Wrong. By agreeing with you and stroking your inner victim, you feel better don't you? You feel like, wow that was crappy, and you ARE nice person because you've justified my anger. Who has been accused here so far? Jack? Gary? Not by a first hand account, right? So again, the group leaders can say... oh don't worry. That just happened in THOSE families. Some people were just sick anyway. It was not widespread. It's the individuals problem, not the groups. Again, the group is protected by putting up "those few" to take the blame.
Third tactic: the fact tactic. Where are all the facts? What is a fact? What is the truth? If we don't have those... all these people could just be gossipy. They could be jealous because the group didn't give them what they were looking for. "oh they never fit in" "oh they always had problems" It lets them explain it all away.

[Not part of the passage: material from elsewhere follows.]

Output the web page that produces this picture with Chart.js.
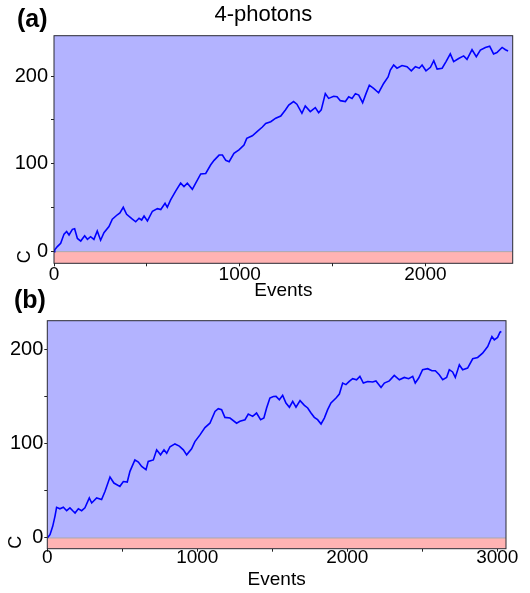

There's the problem: this is a GROUP of people. Didn't Jack even teach us that each "eye witness" account of something would be different, because each person is different. They never put anything in writing that was incriminating. As people have said before... it's not being a part of a religious group that's a crime. They carefully hid that stuff that would be.
Fourth tactic: talk is cheap.
What do I mean? How many posters on here have "asked for help." Quite a lot. I'm suspicious of ALL of you. Why are you asking for help? Either you have balls enough to confront your family members or you don't. Period. What about the people offering help? Read some posts by surfer... he's really helpful. Licensed psychiatrist giving us all free counseling lessons out of the kindness of his heart? No. I dont' think so. I could be wrong. But I'm suspicious.
By writing out some carefull phrased questions and answers... as Sallie has pointed out... they set you up.
1) They find out who you are. If you answer one of their questions, they'll know if you've told other people and what you've told other people so they can develop a group response to it to keep the sheeple happy when it upsets them.
2) They discourage other people to talk to their family members. It's really not that hard. You pick up the phone, you say I heard you're in a cult. I fear for your safety. Tell me what is going on or I'm going to call the cops because I'm concerned about your wellbeing. It's really that easy. But if you've read on here that it's not worth trying to change people's minds, that they are all in a "fixed delusion," you might not even try right? You might be defeated before you even pick up the phone. Especially if you REALLY don't know what's going on, and you've heard talk of bows and arrows and retribution of some sort.
Fifth Tactic: It was ALL Jack.
Sallie is right. Jack could not have operated alone. He had help. Where the hell did Gary come from? Why was he suddenly on the scene and Lou was not? What happened there? Anyway... Gary stayed with Jack, after the article, after knowing the men involved and he "left" with Jack and travelled with him. Gary wasn't born into this. He was 17-ish and CHOSE to stay. He showed up at the door and CHOSE to stay. Now he's CHOOSING to lead, or leave if we can believe mainecooncat. Gary TAUGHT THE YOUTH ABOUT THE SEED. I was there. I remember Jack saying... "Gary has been working on a special project.. giggle giggle. He's a little embarrassed,.. giggle, giggle, but it's time that he take his rightful place and begin teaching you." Gary taught us ALL about how a SEED works, and why it's important. We were all encouraged to be "born from above" after that? Anyone else remember?
Just stop trusting people on here. Really. Unless they can tell you within reasonable limits who they are... don't trust them. If people are not willing to share things openly on the message board, don't believe their pm's. They are baiting you. They want to find out who we all are.. who are all these youth on the forum? How can we discredit them and shut them up? How can we combat what they are saying as "truth."
Again, I am Freckle Face. I am not giving out my name, but if we've met... read my blog: butseriouslybaby.blogspot.com and you will QUICKLY know who I am. I'm not telling you to trust me. Maybe you shouldn't. I had posted on the internet a personal letter someone sent to me recently. Why would I do that? Because it wasn't honest. If you are honest. I'll talk to you. If you want to know what I know, then ask. Ask me on here. I'll tell you. Stop hiding.